Cupping coffee at Koppi Roasters in Sweden. Credit: Swerl Coffee Club
Another way this can be accomplished is through roasters or cafés releasing public transparency reports, where roasters can disclose their FOB or farmgate prices. It can also include how many years they’ve been working with the producers and their average purchase volume. This can go a long way towards educating coffee professionals on how coffee is priced, and who is getting paid what for it. It can also prompt customers to ask more questions about the origins and pricing of their coffee.
How much of this information is passed on to the public can be at the discretion of the café and its staff members. Anne Lunell co-owns Koppi Roasters in Helsingborg, Sweden and says, “I think our task is to provide information to the customers that ask us for it. Hopefully, customers trust that we do our job well, and they feel confident and secure about working with us without accessing all the information. It comes down to building credibility.”

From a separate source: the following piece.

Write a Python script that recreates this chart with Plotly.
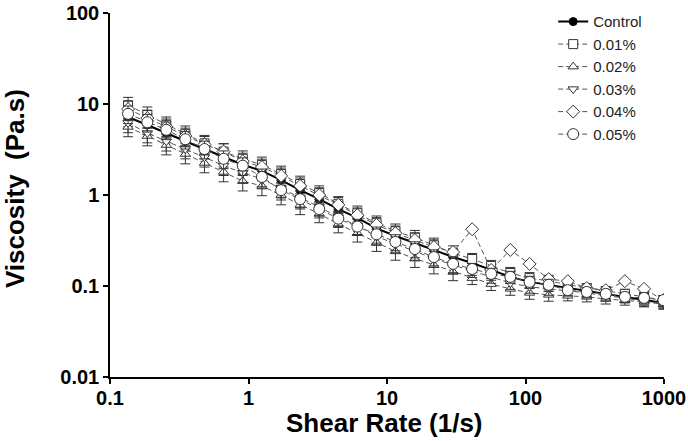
import plotly.graph_objects as go

# Shear rate (1/s)
shear_rate = [0.135, 0.186, 0.255, 0.350, 0.481, 0.661, 0.909, 1.25, 1.72, 2.36,
              3.24, 4.45, 6.11, 8.40, 11.5, 15.9, 21.8, 30.0, 41.2, 56.5,
              77.7, 107, 147, 202, 277, 380, 522, 718, 990]

# Viscosity (Pa.s)
control = [7.2, 5.9, 4.8, 3.9, 3.2, 2.6, 2.15, 1.84, 1.46, 1.13, 0.90, 0.70, 0.56, 0.43,
           0.354, 0.297, 0.249, 0.208, 0.179, 0.150, 0.126, 0.111, 0.103, 0.095, 0.088,
           0.082, 0.076, 0.070, 0.065]
c001 = [9.7, 7.6, 5.9, 4.7, 3.7, 3.0, 2.5, 2.14, 1.70, 1.32, 1.05, 0.80, 0.63, 0.49,
        0.40, 0.34, 0.28, 0.23, 0.198, 0.166, 0.139, 0.122, 0.114, 0.103, 0.095,
        0.088, 0.082, 0.076, 0.070]
c002 = [5.6, 4.45, 3.54, 2.82, 2.25, 1.79, 1.42, 1.26, 1.0, 0.78, 0.62, 0.48, 0.38, 0.30,
        0.24, 0.20, 0.17, 0.143, 0.122, 0.105, 0.093, 0.084, 0.080, 0.078, 0.076,
        0.072, 0.070, 0.067, 0.063]
c003 = [6.2, 4.8, 3.9, 3.2, 2.6, 2.1, 1.75, 1.5, 1.19, 0.93, 0.74, 0.57, 0.46, 0.35,
        0.29, 0.24, 0.20, 0.17, 0.146, 0.126, 0.108, 0.098, 0.093, 0.088, 0.084,
        0.078, 0.074, 0.068, 0.065]
c004 = [8.8, 7.0, 5.6, 4.45, 3.6, 3.0, 2.36, 2.03, 1.62, 1.26, 1.0, 0.78, 0.60, 0.47,
        0.38, 0.32, 0.268, 0.236, 0.42, 0.150, 0.249, 0.175, 0.119, 0.113, 0.095,
        0.090, 0.113, 0.093, 0.070]
c005 = [7.8, 6.3, 5.2, 4.1, 3.2, 2.5, 2.1, 1.58, 1.13, 0.90, 0.70, 0.55, 0.45, 0.37,
        0.305, 0.255, 0.208, 0.175, 0.154, 0.136, 0.126, 0.111, 0.103, 0.090, 0.086,
        0.082, 0.076, 0.074, 0.070]

# Relative standard deviations (estimated)
rel_sd = [0.22, 0.22, 0.22, 0.22, 0.22, 0.22, 0.22, 0.22, 0.22, 0.22,
          0.20, 0.20, 0.20, 0.20, 0.20, 0.20, 0.20, 0.20, 0.15, 0.15,
          0.15, 0.15, 0.15, 0.12, 0.12, 0.12, 0.12, 0.12, 0.12]
rel_sd_004 = [0.22, 0.22, 0.22, 0.22, 0.22, 0.22, 0.22, 0.22, 0.22, 0.22,
              0.20, 0.20, 0.20, 0.20, 0.20, 0.20, 0.20, 0.03, 0.03, 0.03,
              0.03, 0.03, 0.03, 0.03, 0.03, 0.03, 0.03, 0.03, 0.03]

labels = ["Control", "0.01%", "0.02%", "0.03%", "0.04%", "0.05%"]
series = [control, c001, c002, c003, c004, c005]
errs = [rel_sd, rel_sd, rel_sd, rel_sd, rel_sd_004, rel_sd]
symbols = ["circle", "square", "triangle-up", "triangle-down", "diamond", "circle"]
sizes = [8, 9, 9, 9, 10, 11]

x_ticks = [0.1, 1, 10, 100, 1000]
x_tick_text = ["0.1", "1", "10", "100", "1000"]
y_ticks = [0.01, 0.1, 1, 10, 100]
y_tick_text = ["0.01", "0.1", "1", "10", "100"]

fig = go.Figure()
for i, (name, ys, rs) in enumerate(zip(labels, series, errs)):
    sd = [y * r for y, r in zip(ys, rs)]
    if i == 0:
        line = dict(color="black", width=2)
        marker = dict(symbol="circle", size=sizes[i], color="black",
                      line=dict(color="black", width=1))
    else:
        line = dict(color="#555555", width=1, dash="5px,3px")
        marker = dict(symbol=symbols[i], size=sizes[i], color="white",
                      line=dict(color="#333333", width=1))
    fig.add_trace(go.Scatter(
        x=shear_rate, y=ys, name=name, mode="lines+markers",
        line=line, marker=marker,
        error_y=dict(type="data", array=sd, visible=True, color="#333333",
                     thickness=1, width=5),
    ))

FAMILY = "Liberation Sans, Arial, sans-serif"
axis_font = dict(family=FAMILY, size=20, color="black", weight="bold")
title_font = dict(family=FAMILY, size=26, color="black", weight="bold")

fig.update_layout(
    width=688, height=441,
    margin=dict(l=110, r=24, t=13, b=64, autoexpand=False),
    paper_bgcolor="white", plot_bgcolor="white",
    showlegend=True,
    legend=dict(x=0.80, y=1.021, xanchor="left", yanchor="top",
                font=dict(family=FAMILY, size=15, color="#222222"),
                bgcolor="rgba(0,0,0,0)", tracegroupgap=0),
    xaxis=dict(type="log", range=[-1, 3], automargin=False, ticklabeloverflow="allow",
               tickvals=x_ticks, ticktext=x_tick_text, ticklabelstandoff=-3,
               ticks="outside", ticklen=5, tickwidth=1.5, tickcolor="black",
               showline=True, linecolor="black", linewidth=1.5,
               showgrid=False, zeroline=False, tickfont=axis_font),
    yaxis=dict(type="log", range=[-2, 2], automargin=False, ticklabeloverflow="allow",
               tickvals=y_ticks, ticktext=y_tick_text,
               ticks="outside", ticklen=5, tickwidth=1.5, tickcolor="black",
               showline=True, linecolor="black", linewidth=1.5,
               showgrid=False, zeroline=False, tickfont=axis_font),
    annotations=[
        dict(text="Shear Rate (1/s)", xref="paper", yref="paper", x=0.4955, y=-0.1264,
             xanchor="center", yanchor="middle", showarrow=False, font=title_font),
        dict(text="Viscosity\u00a0 (Pa.s)", xref="paper", yref="paper", x=-0.1715, y=0.519,
             xanchor="center", yanchor="middle", showarrow=False, textangle=-90,
             font=title_font),
    ],
)

fig.write_html("out.html", config={"displayModeBar": False},
               post_script="document.body.style.margin='0px';")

Finally, educating baristas and other staff members must be considered. While trips to origin might not be financially feasible for many cafés, an investment in formal training is worthwhile. Not only will staff members be better able to understand the impact that varieties, elevation, processing methods, roast profiles, and more have on a coffee – they’ll also be able to increase customer satisfaction, improve their performance consistency, and remain motivated on the job for longer.
Drop Coffee Roasters coffee bags. Credit: Swerl Coffee Club
For coffee producers to keep growing coffee that meets the evolving demands of the market, they need to be better informed of what happens at the other end of the supply chain, when their coffee reaches those who will be drinking it.
If roasters and cafés take the first step in bridging the knowledge gap that’s present between producers and consumers, it can help lay the foundation for a more mutually beneficial relationship to be formed – one where consumers understand the challenges facing producers, and producers understand how to optimise their production to meet the market’s needs.